Information shown
§
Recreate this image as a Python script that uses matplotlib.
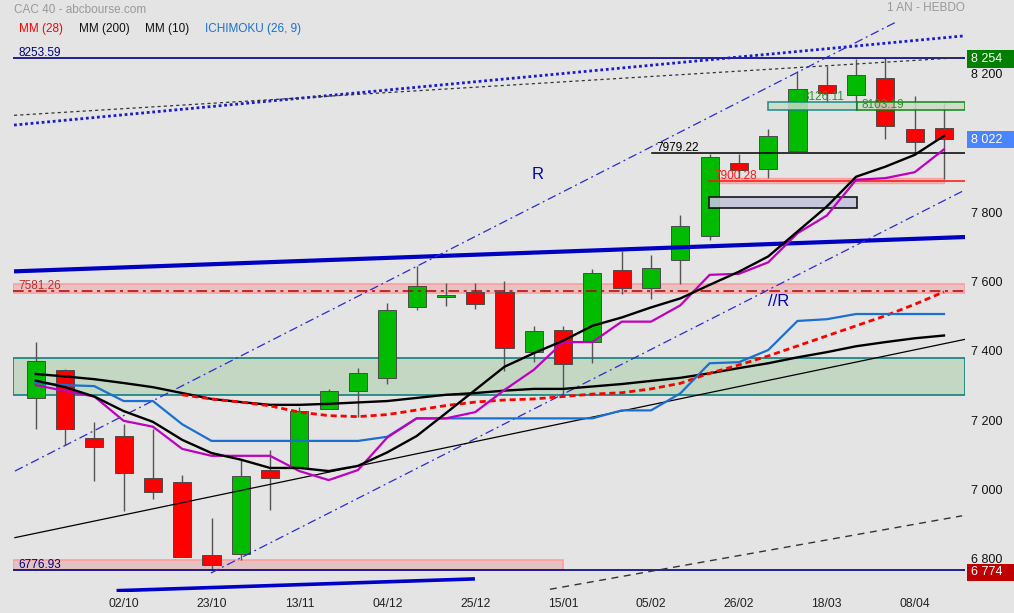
import matplotlib
matplotlib.use('Agg')
import matplotlib.pyplot as plt
import matplotlib.transforms as mtransforms
from matplotlib.patches import Rectangle

plt.rcParams['font.family'] = ['Liberation Sans', 'DejaVu Sans']

# ---------------- data (weekly CAC 40) ----------------
opens  = [7275, 7355, 7158, 7164, 7043, 7031, 6820, 6825, 7066, 7072, 7241, 7293, 7331, 7535, 7564, 7580,
          7580, 7406, 7469, 7436, 7642, 7592, 7673, 7742, 7951, 7933, 7985, 8177, 8147, 8196, 8050, 8053]
highs  = [7435, 7358, 7204, 7198, 7184, 7052, 6927, 7095, 7124, 7249, 7300, 7360, 7547, 7655, 7605, 7605,
          7611, 7482, 7482, 7646, 7698, 7686, 7802, 7978, 7978, 8050, 8217, 8231, 8252, 8253.59, 8145, 8126]
lows   = [7184, 7138, 7035, 6948, 6983, 6815, 6776.93, 6807, 6951, 7072, 7241, 7220, 7315, 7528, 7540, 7531,
          7353, 7379, 7278, 7376, 7573, 7559, 7603, 7730, 7907, 7909, 7985, 8126.11, 8103.19, 8022, 7977, 7905]
closes = [7380, 7184, 7133, 7058, 7004, 6816, 6793, 7049, 7044, 7236, 7294, 7345, 7527, 7596, 7571, 7544,
          7419, 7467, 7371, 7633, 7592, 7648, 7770, 7969, 7931, 8029, 8164, 8154, 8205, 8059, 8011, 8022]

mm10  = [7324, 7305, 7278, 7236, 7205, 7153, 7115, 7096, 7072, 7072, 7063, 7078, 7117, 7164, 7230, 7297,
         7364, 7403, 7439, 7482, 7506, 7535, 7561, 7600, 7638, 7682, 7754, 7826, 7912, 7941, 7975, 8030]
mm200 = [7343, 7336, 7328, 7317, 7305, 7288, 7271, 7262, 7254, 7254, 7257, 7261, 7265, 7274, 7283, 7288,
         7295, 7300, 7300, 7307, 7314, 7323, 7332, 7345, 7360, 7374, 7391, 7406, 7423, 7435, 7446, 7454]
mm28_start = 5
mm28  = [7283, 7271, 7262, 7251, 7233, 7223, 7220, 7226, 7239, 7252, 7262, 7268, 7271, 7278, 7285, 7289,
         7300, 7316, 7345, 7369, 7395, 7424, 7453, 7482, 7511, 7544, 7580]
tenkan = [7311, 7294, 7278, 7208, 7191, 7127, 7107, 7107, 7107, 7063, 7037, 7066, 7160, 7215, 7215, 7233,
          7297, 7355, 7435, 7435, 7494, 7494, 7541, 7629, 7632, 7665, 7749, 7800, 7903, 7908, 7925, 7991]
kijun  = [7318, 7311, 7308, 7265, 7265, 7198, 7150, 7150, 7150, 7150, 7150, 7150, 7162, 7215, 7215, 7215,
          7215, 7215, 7215, 7215, 7238, 7238, 7287, 7374, 7377, 7412, 7496, 7501, 7516, 7516, 7516, 7516]

tick_idx = [3, 6, 9, 12, 15, 18, 21, 24, 27, 30]
tick_labels = ['02/10', '23/10', '13/11', '04/12', '25/12', '15/01', '05/02', '26/02', '18/03', '08/04']

price_ticks = [8200, 7800, 7600, 7400, 7200, 7000, 6800]
price_boxes = [(8254, '8 254', '#007f00'), (8022, '8 022', '#4a84ff'), (6774, '6 774', '#c00000')]

# levels / zones
year_high = 8253.59
year_low = 6776.93
level_7581 = 7581.26
level_7979 = 7979.22
level_7900 = 7900.28
level_8126 = 8126.11
level_8103 = 8103.19
green_zone = (7281, 7388)
pink_zone_7581 = (7576, 7602)
pink_zone_low = (6776.93, 6805.7)
grey_box = (22.98, 28.02, 7821, 7854)

# trend lines: (i0, v0, i1, v1)
thick_R = (-0.74, 7639, 31.72, 7738)
thick_bottom = (2.76, 6718, 14.99, 6752)
blue_dotted = (-0.74, 8061, 31.65, 8318)
black_dotted = (-0.74, 8089, 31.65, 8256)
channel_up = (-0.71, 7063, 29.43, 8361)
channel_low = (5.98, 6769, 31.72, 7874)
black_trend = (-0.71, 6871, 31.72, 7443)
black_dashed = (17.55, 6722, 31.62, 6934)

# ---------------- figure ----------------
W, H = 1014, 613
fig = plt.figure(figsize=(W / 100, H / 100), dpi=100)
fig.patch.set_facecolor('#e4e4e4')
ax = fig.add_axes([13 / W, (H - 592) / H, (965 - 13) / W, (592 - 18) / H])
ax.set_facecolor('#e4e4e4')
XMIN, XMAX = -0.775, 31.717
YMIN, YMAX = 6714.2, 8369.8
ax.set_xlim(XMIN, XMAX)
ax.set_ylim(YMIN, YMAX)
for s in ax.spines.values():
    s.set_visible(False)
ax.set_yticks([])
ax.set_xticks(tick_idx)
ax.set_xticklabels(tick_labels)
ax.tick_params(axis='x', length=0, pad=4, labelsize=8.7, colors='#222222')

# zones
ax.axhspan(*green_zone, facecolor='#c3d7c3', edgecolor='#0e8080', lw=1.2, zorder=1)
ax.axhspan(*pink_zone_7581, facecolor='#e8c2c2', edgecolor='#ff9c9c', lw=1.2, zorder=1)
ax.add_patch(Rectangle((XMIN, pink_zone_low[0]), 18.0 - XMIN, pink_zone_low[1] - pink_zone_low[0],
                       facecolor='#e2c2c2', edgecolor='#ff9c9c', lw=1.2, zorder=1))
ax.add_patch(Rectangle((23.0, 7895), 8.0, 13, facecolor='#f0b8b8', edgecolor='#ffa0a0', lw=1, zorder=1))

# candles
n = len(opens)
xs = list(range(n))
ax.vlines(xs, lows, highs, color='#555555', lw=1.0, zorder=3)
bottoms = [min(o, c) for o, c in zip(opens, closes)]
heights = [max(abs(c - o), 3) for o, c in zip(opens, closes)]
colors = ['#00bb00' if c >= o else '#ff0000' for o, c in zip(opens, closes)]
ax.bar(xs, heights, bottom=bottoms, width=0.62, color=colors, edgecolor='#4a4a4a', lw=0.7, zorder=4)

# small rectangles
ax.add_patch(Rectangle((grey_box[0], grey_box[2]), grey_box[1] - grey_box[0], grey_box[3] - grey_box[2],
                       facecolor='#c4c4dc', edgecolor='black', lw=1.2, alpha=0.9, zorder=5))
ax.add_patch(Rectangle((25.0, level_8103), 28.02 - 25.0, level_8126 - level_8103,
                       facecolor='#c8dcc8', edgecolor='#0e8080', lw=1.2, alpha=0.85, zorder=5))
ax.add_patch(Rectangle((28.02, level_8103), XMAX - 28.02, level_8126 - level_8103,
                       facecolor='#c8dcc8', edgecolor='#008000', lw=1.2, alpha=0.85, zorder=5))

# horizontal levels
ax.axhline(year_high, color='#000080', lw=1.2, zorder=5)
ax.axhline(year_low, color='#000080', lw=1.2, zorder=5)
ax.axhline(level_7581, color='#b00000', lw=1.1, ls=(0, (7, 3, 2, 3)), zorder=5)
ax.plot([21.02, XMAX], [level_7979, level_7979], color='black', lw=1.1, zorder=5)
ax.plot([22.98, XMAX], [level_7900, level_7900], color='#ff1010', lw=1.1, zorder=5)

# trend lines
def tl(seg, **kw):
    ax.plot([seg[0], seg[2]], [seg[1], seg[3]], **kw)

tl(thick_R, color='#0000c0', lw=3.0, zorder=5, solid_capstyle='butt')
tl(thick_bottom, color='#0000c8', lw=2.6, zorder=5, solid_capstyle='butt')
tl(blue_dotted, color='#1a1ad0', lw=2.0, ls=(0, (1, 1)), zorder=5)
tl(black_dotted, color='#333333', lw=0.9, ls=(0, (2.5, 2.5)), zorder=5)
tl(channel_up, color='#2a2ad8', lw=0.9, ls=(0, (7, 3, 1.5, 3)), zorder=5)
tl(channel_low, color='#2a2ad8', lw=0.9, ls=(0, (7, 3, 1.5, 3)), zorder=5)
tl(black_trend, color='black', lw=0.9, zorder=5)
tl(black_dashed, color='#333333', lw=1.0, ls=(0, (5, 4)), zorder=5)

# indicators
ax.plot(xs, mm200, color='black', lw=1.7, zorder=6)
ax.plot(xs[mm28_start:], mm28, color='#ff0000', lw=2.0, ls=(0, (2.2, 1.4)), zorder=6)
ax.plot(xs, kijun, color='#1a70d0', lw=1.6, zorder=6)
ax.plot(xs, tenkan, color='#c000c0', lw=1.6, zorder=7)
ax.plot(xs, mm10, color='black', lw=1.7, zorder=8)

# level labels
def lab(x, y, s, color, dy=2):
    ax.annotate(s, (x, y), xytext=(0, dy), textcoords='offset points', fontsize=8.5, color=color,
                ha='left', va='baseline', zorder=9)

lab(-0.6, year_high, f'{year_high:.2f}', '#000080', 1.6)
lab(-0.6, year_low, f'{year_low:.2f}', '#000080', 1.6)
lab(-0.6, level_7581, f'{level_7581:.2f}', '#c03030', 1.6)
lab(21.17, level_7979, f'{level_7979:.2f}', 'black', 1.6)
lab(23.15, level_7900, f'{level_7900:.2f}', '#ff1a1a', 1.6)
lab(26.18, level_8126, f'{level_8126:.2f}', '#2e8f2e', 1.6)
lab(28.17, level_8103, f'{level_8103:.2f}', '#2e8f2e', 1.6)

ax.text(17.14, 7917, 'R', color='#0000c0', fontsize=12, ha='center', va='center', zorder=9)
ax.text(25.34, 7551, '//R', color='#0000c0', fontsize=12, ha='center', va='center', zorder=9)

# right price axis (labels sit ~2 px above their level, as in the original)
trans = mtransforms.blended_transform_factory(fig.transFigure, ax.transData)
off = mtransforms.ScaledTranslation(0, 2 / 100, fig.dpi_scale_trans)
for v in price_ticks:
    ax.text(971 / W, v, f'{v:,}'.replace(',', ' '), transform=trans + off, ha='left', va='center',
            fontsize=9, color='#111111', clip_on=False)
down = mtransforms.ScaledTranslation(0, -1 / 100, fig.dpi_scale_trans)
for v, s, c in price_boxes:
    ax.add_patch(Rectangle((967 / W, v - 25), (W - 967) / W, 50, transform=trans + down, facecolor=c,
                           edgecolor='none', clip_on=False, zorder=10))
    ax.text(971 / W, v, s, transform=trans + down, ha='left', va='center', fontsize=9, color='white',
            clip_on=False, zorder=11)

# header texts
fig.text(14 / W, 1 - 10 / H, 'CAC 40 - abcbourse.com', fontsize=8.5, color='#999999', ha='left', va='center')
fig.text(965 / W, 1 - 8 / H, '1 AN - HEBDO', fontsize=8.5, color='#999999', ha='right', va='center')
legend_items = [('MM (28)', '#ff0000', 19), ('MM (200)', '#111111', 79), ('MM (10)', '#111111', 145),
                ('ICHIMOKU (26, 9)', '#1a70d0', 205)]
for s, c, xp in legend_items:
    fig.text(xp / W, 1 - 29 / H, s, fontsize=8.5, color=c, ha='left', va='center')

fig.savefig('out.png', dpi=100, facecolor=fig.get_facecolor())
§
Your instructions
Return nothing but the lines running from the start of the data to the line with "plt.rcParams['font.family'] = ['Liberation", please, both ends included and no pictures.

Solution
Recreate this image as a Python script that uses matplotlib.
import matplotlib
matplotlib.use('Agg')
import matplotlib.pyplot as plt
import matplotlib.transforms as mtransforms
from matplotlib.patches import Rectangle

plt.rcParams['font.family'] = ['Liberation Sans', 'DejaVu Sans']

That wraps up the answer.